Economy
Groups Want FG to Block $2.4bn Sale of Shell Assets
By Adedapo Adesanya
A group of 40 civil society organizations including Amnesty International, have called for the blockade of the proposed sale of Shell’s onshore oil business in the Niger Delta region of southern Nigeria based on worsening human rights abuses.
It said the deal should be blocked by the government unless a series of safeguards are put in place.
In an open letter to the Nigerian government, the signatories said the sale of Shell Petroleum Development Company (SPDC) to Renaissance Africa Energy should not be allowed to proceed unless the environmental pollution caused by SPDC has been fully assessed, sufficient funds are provided by SPDC to guarantee clean-up costs can be covered, and local communities have been fully consulted.
The group said Shell’s operations in the Niger Delta over many decades have come at the cost of grievous human rights abuses of the people living there.
There have been hundreds of oil spills from Shell’s infrastructure during the decades it has been operating in Nigeria.
“Frequent oil leaks from its infrastructure and inadequate maintenance and clean-up practices have left groundwater and drinking water sources contaminated, poisoned agricultural land and fisheries, and severely damaged the health and livelihoods of inhabitants,” said Mr Olanrewaju Suraju, chairman of Human and Environmental Development Agenda (HEDA).

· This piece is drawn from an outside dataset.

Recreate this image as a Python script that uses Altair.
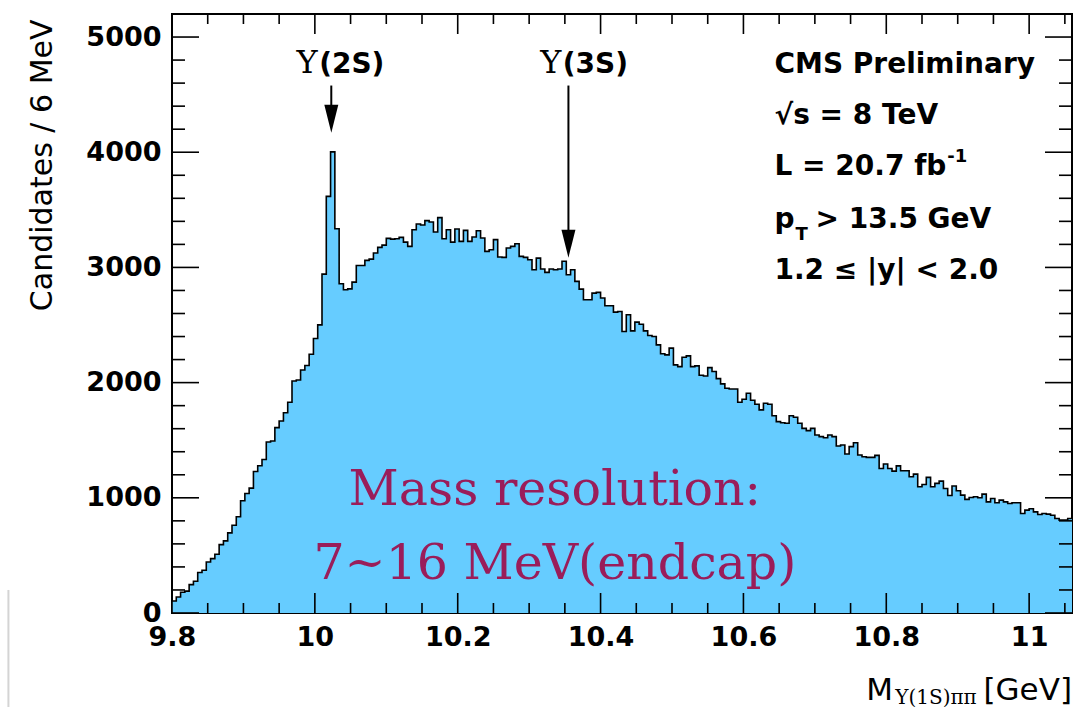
import altair as alt
import pandas as pd

# ---------------- data ----------------
bin_start = 9.8          # GeV
bin_width = 0.006        # GeV (6 MeV bins)

counts = [
    104, 139, 180, 190, 246, 275, 351, 371, 443, 472,
    510, 594, 626, 696, 762, 835, 974, 1038, 1084, 1229,
    1278, 1333, 1484, 1493, 1609, 1667, 1739, 1829, 2014, 2023,
    2110, 2148, 2246, 2383, 2501, 2942, 3617, 4003, 3336, 2858,
    2806, 2814, 2872, 3017, 3017, 3061, 3072, 3125, 3174, 3194,
    3252, 3246, 3249, 3261, 3220, 3183, 3327, 3377, 3368, 3406,
    3394, 3307, 3432, 3249, 3327, 3220, 3333, 3226, 3322, 3226,
    3264, 3319, 3255, 3139, 3154, 3241, 3090, 3087, 3168, 3183,
    3206, 3096, 3087, 3067, 2980, 3081, 2986, 2957, 2986, 2980,
    2986, 3053, 2937, 2980, 2879, 2812, 2719, 2719, 2777, 2783,
    2734, 2667, 2667, 2612, 2617, 2444, 2589, 2449, 2525, 2507,
    2449, 2409, 2400, 2328, 2250, 2241, 2299, 2154, 2139, 2220,
    2232, 2139, 2145, 2064, 2058, 2130, 2096, 2035, 1989, 1951,
    1945, 1945, 1830, 1856, 1908, 1847, 1812, 1763, 1821, 1812,
    1713, 1661, 1652, 1647, 1713, 1699, 1647, 1603, 1583, 1603,
    1545, 1531, 1522, 1545, 1531, 1450, 1458, 1380, 1444, 1478,
    1371, 1357, 1351, 1351, 1368, 1255, 1293, 1255, 1232, 1277,
    1235, 1235, 1183, 1206, 1096, 1116, 1177, 1096, 1125, 1145,
    1081, 1020, 1102, 1061, 1023, 986, 1003, 1009, 1000, 1032,
    965, 994, 957, 980, 965, 951, 957, 957, 864, 893,
    905, 878, 855, 864, 858, 849, 820, 806, 806, 820,
]

x_major = [9.8, 10.0, 10.2, 10.4, 10.6, 10.8, 11.0]
x_minor = [9.85, 9.9, 9.95, 10.05, 10.1, 10.15, 10.25, 10.3, 10.35, 10.45, 10.5,
           10.55, 10.65, 10.7, 10.75, 10.85, 10.9, 10.95, 11.05]
y_major = [0, 1000, 2000, 3000, 4000, 5000]
y_minor = [200, 400, 600, 800, 1200, 1400, 1600, 1800, 2200, 2400, 2600, 2800,
           3200, 3400, 3600, 3800, 4200, 4400, 4600, 4800, 5200]

peak_names = ["(2S)", "(3S)"]
peak_mass = [10.023, 10.355]

cms_lines = ["CMS Preliminary", "\u221as = 8 TeV", "L = 20.7 fb", "p", "1.2 \u2264 |y| < 2.0"]

# ---------------- layout ----------------
W, H = 900, 599
xs = alt.Scale(domain=[9.8, 11.06], nice=False, zero=False)
ys = alt.Scale(domain=[0, 5200], nice=False, zero=True)

edges = [round(bin_start + bin_width * i, 3) for i in range(len(counts) + 1)]
hist = pd.DataFrame({"x": edges, "y": counts + [counts[-1]]})

SANS = "DejaVu Sans"
SERIF = "DejaVu Serif"

x_axis = alt.Axis(values=x_major, format="~g", title=None, ticks=False, tickSize=0,
                  domain=False, grid=False, labelPadding=11, labelFont=SANS,
                  labelFontWeight="bold", labelFontSize=27, labelColor="black",
                  labelFlush=False, labelOverlap=False, labelBound=False)
y_axis = alt.Axis(values=y_major, format="d", title="Candidates / 6 MeV", ticks=False,
                  tickSize=0, domain=False, grid=False, labelPadding=11, labelFont=SANS,
                  labelFontWeight="bold", labelFontSize=27, labelColor="black",
                  labelFlush=False, labelOverlap=False, labelBound=False,
                  titleFont=SANS, titleFontSize=30, titleFontWeight="normal",
                  titleColor="black", titleAngle=270, titleAlign="right",
                  titleBaseline="alphabetic", titleX=-121, titleY=5)

area = alt.Chart(hist).mark_area(interpolate="step-after", color="#66ccff", opacity=1).encode(
    x=alt.X("x:Q", scale=xs, axis=x_axis),
    y=alt.Y("y:Q", scale=ys, axis=y_axis),
)
outline = alt.Chart(hist).mark_line(interpolate="step-after", color="black",
                                    strokeWidth=1.6).encode(
    x=alt.X("x:Q", scale=xs), y=alt.Y("y:Q", scale=ys))


def xticks(vals, length, top):
    y0, y1 = (0, length) if top else (H, H - length)
    return alt.Chart(pd.DataFrame({"x": vals})).mark_rule(color="black", strokeWidth=1.6).encode(
        x=alt.X("x:Q", scale=xs), y=alt.value(y0), y2=alt.value(y1))


def yticks(vals, length, right):
    x0, x1 = (W, W - length) if right else (0, length)
    return alt.Chart(pd.DataFrame({"y": vals})).mark_rule(color="black", strokeWidth=1.6).encode(
        y=alt.Y("y:Q", scale=ys), x=alt.value(x0), x2=alt.value(x1))


ticks = [
    xticks(x_major, 20, False), xticks(x_minor, 10, False),
    xticks(x_major, 20, True), xticks(x_minor, 10, True),
    yticks(y_major, 27, False), yticks(y_minor, 13, False),
    yticks(y_major, 27, True), yticks(y_minor, 13, True),
]


def text(rows, **kw):
    df = pd.DataFrame(rows, columns=["x", "y", "t"])
    base = dict(color="black", baseline="alphabetic", align="left")
    base.update(kw)
    return alt.Chart(df).mark_text(**base).encode(
        x=alt.X("x:Q", scale=xs), y=alt.Y("y:Q", scale=ys), text="t:N")


# peak labels:  Υ (serif) + (2S)/(3S) bold sans
ups = text([[10.004, 4684, "\u03a5"], [10.345, 4684, "\u03a5"]],
           font=SERIF, fontSize=32, align="right")
peak_lbl = text([[10.006, 4684, peak_names[0]], [10.347, 4684, peak_names[1]]],
                font=SANS, fontWeight="bold", fontSize=28)

# arrows
shafts = alt.Chart(pd.DataFrame({"x": peak_mass, "y": [4579, 4579], "y2": [4400, 3300]})).mark_rule(
    color="black", strokeWidth=2).encode(
    x=alt.X("x:Q", scale=xs), y=alt.Y("y:Q", scale=ys), y2="y2:Q")
heads = alt.Chart(pd.DataFrame({"x": peak_mass, "y": [4170, 3085]})).mark_point(
    shape="M -0.5 -2 L 0.5 -2 L 0 0 Z", filled=True, color="black", opacity=1,
    size=784, strokeWidth=0).encode(
    x=alt.X("x:Q", scale=xs), y=alt.Y("y:Q", scale=ys))

# CMS block
cms = text([[10.6435, 4692, cms_lines[0]], [10.6435, 4249, cms_lines[1]],
            [10.6435, 3806, cms_lines[2]], [10.6435, 3345, cms_lines[3]],
            [10.6435, 2902, cms_lines[4]], [10.701, 3345, "> 13.5 GeV"]],
           font=SANS, fontWeight="bold", fontSize=28)
cms_small = text([[10.8853, 3915, "-1"], [10.6728, 3241, "T"]],
                 font=SANS, fontWeight="bold", fontSize=18)

# mass resolution note
note = text([[10.336, 937, "Mass resolution:"], [10.336, 292, "7~16 MeV(endcap)"]],
            font=SERIF, fontSize=49, align="center", color="#9a1d5a")

# x-axis title  M_{Υ(1S)ππ} [GeV]
xt_main = text([[10.772, -752, "M"]], font=SANS, fontSize=31)
xt_sub = text([[10.8125, -792, "\u03a5(1S)\u03c0\u03c0"]], font=SERIF, fontSize=20)
xt_unit = text([[11.06, -752, "[GeV]"]], font=SANS, fontSize=31, align="right")

# slide border line at bottom left
border = alt.Chart(pd.DataFrame({"x": [9.571], "y": [200], "y2": [-830]})).mark_rule(
    color="#d4d4d4", strokeWidth=2).encode(
    x=alt.X("x:Q", scale=xs), y=alt.Y("y:Q", scale=ys), y2="y2:Q")

chart = alt.layer(
    area, outline, *ticks, ups, peak_lbl, shafts, heads, cms, cms_small, note,
    xt_main, xt_sub, xt_unit, border,
).properties(
    width=W, height=H,
    autosize=alt.AutoSizeParams(type="none"),
    padding={"left": 172, "top": 14, "right": 5, "bottom": 94},
    background="white",
).configure_view(stroke="black", strokeWidth=2)

chart.save("out.html", embed_options={"renderer": "svg", "actions": False})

On his part, Mr Isa Sanusi, Amnesty International’s Nigeria Director, said: “There is now a substantial risk Shell will walk away with billions of dollars from the sale of this business, leaving those already harmed without remedy and facing continued abuse and harms to their health.

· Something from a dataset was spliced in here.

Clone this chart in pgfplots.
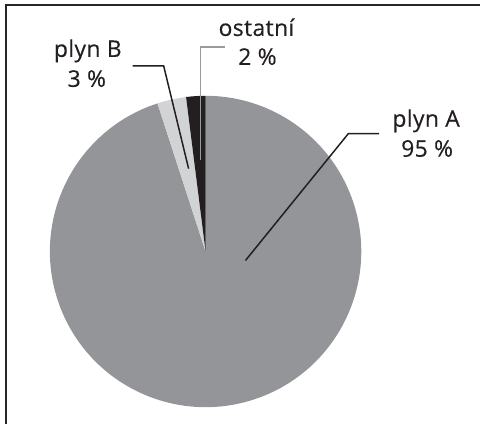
\documentclass[border=0pt]{standalone}
\usepackage{fontspec}
\setmainfont{Open Sans}[LetterSpace=1.5, FakeBold=0.3]
\usepackage{pgfplots}
\usepackage{pgfplotstable}
\pgfplotsset{compat=1.18}
\definecolor{pA}{HTML}{939598}
\definecolor{pB}{HTML}{D1D3D4}
\definecolor{pC}{HTML}{231F20}
\definecolor{lineGray}{HTML}{9A9A9A}
\pgfplotstableread{
label value
A 95
B 3
C 2
}\piedata
\begin{document}
\begin{tikzpicture}
\pgfplotstablegetelem{0}{value}\of\piedata \edef\vA{\pgfplotsretval}
\pgfplotstablegetelem{1}{value}\of\piedata \edef\vB{\pgfplotsretval}
\pgfplotstablegetelem{2}{value}\of\piedata \edef\vC{\pgfplotsretval}
\pgfmathsetmacro{\aC}{90+3.6*\vC}
\pgfmathsetmacro{\aB}{\aC+3.6*\vB}
\pgfmathsetmacro{\aA}{\aB+3.6*\vA}
\begin{axis}[scale only axis, width=481pt, height=425pt,
  xmin=0, xmax=481, ymin=0, ymax=425, hide axis, clip=false]
\path (axis cs:0,0) rectangle (axis cs:481,425);
% pie slices
\fill[pA] (axis cs:206,173) -- ++(\aB:156pt) arc[start angle=\aB, end angle=\aA, radius=156pt] -- cycle;
\fill[pB] (axis cs:206,173) -- ++(\aC:156pt) arc[start angle=\aC, end angle=\aB, radius=156pt] -- cycle;
\fill[pC] (axis cs:206,173) -- ++(90:156pt) arc[start angle=90, end angle=\aC, radius=156pt] -- cycle;
% leader lines
\draw[line width=1.5pt, pC] (axis cs:246,164) -- (axis cs:349,291) -- (axis cs:380,291);
\draw[line width=1.5pt, pC] (axis cs:189,256) -- (axis cs:164,359) -- (axis cs:133,359);
\draw[line width=1.5pt, lineGray] (axis cs:201,265) -- (axis cs:201,378) -- (axis cs:225,378);
% labels
\begin{scope}[every node/.style={anchor=base, text=pC, inner sep=0pt, font=\fontsize{23}{23}\selectfont}]
\node at (axis cs:427,298) {plyn A};
\node at (axis cs:428,268) {95 \%};
\node at (axis cs:88,368) {plyn B};
\node at (axis cs:87,338) {3 \%};
\node at (axis cs:257,389) {ostatní};
\node at (axis cs:258,360) {2 \%};
\end{scope}
% frame
\draw[line width=2pt, black!85] (axis cs:6.5,0) -- (axis cs:6.5,420) -- (axis cs:481,420);
\end{axis}
\end{tikzpicture}
\end{document}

“Guarantees and financial safeguards must be in place to immediately remedy existing contamination and to protect people from future harm before this sale should be allowed to proceed. Shell must not be permitted to slip away from its responsibilities for cleaning up and remedying its widespread legacy of pollution in the area.”
Shell announced in January that it had agreed to sell SPDC to the Renaissance consortium, which comprises four exploration and production companies based in Nigeria and an international energy group, in a deal worth up to $2.4 billion financed partly with a loan to the buyers from Shell.
The consortium includes ND Western Limited, Aradel Holdings Plc, FIRST Exploration and Petroleum Development Company Limited, the Waltersmith Group and the Petrolin Group
The letter alleged that the deal appears to fall far short of several regulatory and legal requirements. These include the apparent lack of an environmental study to assess clean-up requirements and an evaluation to ensure sufficient funds are set aside for the potential decommissioning of oil infrastructure – a sum that is likely to amount to several billions of US Dollars.
It also noted the lack of an inventory of the physical assets being sold, which is a red flag potentially indicative of the state of disrepair of pipelines and infrastructure from which many leaks have emanated. Leaks have frequently had devastating consequences on local people’s health and well-being. Everyone has a right to a clean, healthy and sustainable environment.
The group also warned that some similar previous sales in Nigeria have exposed people in polluted communities to enduring harm, as purchasers have sometimes lacked sufficient financial resources to manage infrastructure effectively, and even just ceased operating entirely.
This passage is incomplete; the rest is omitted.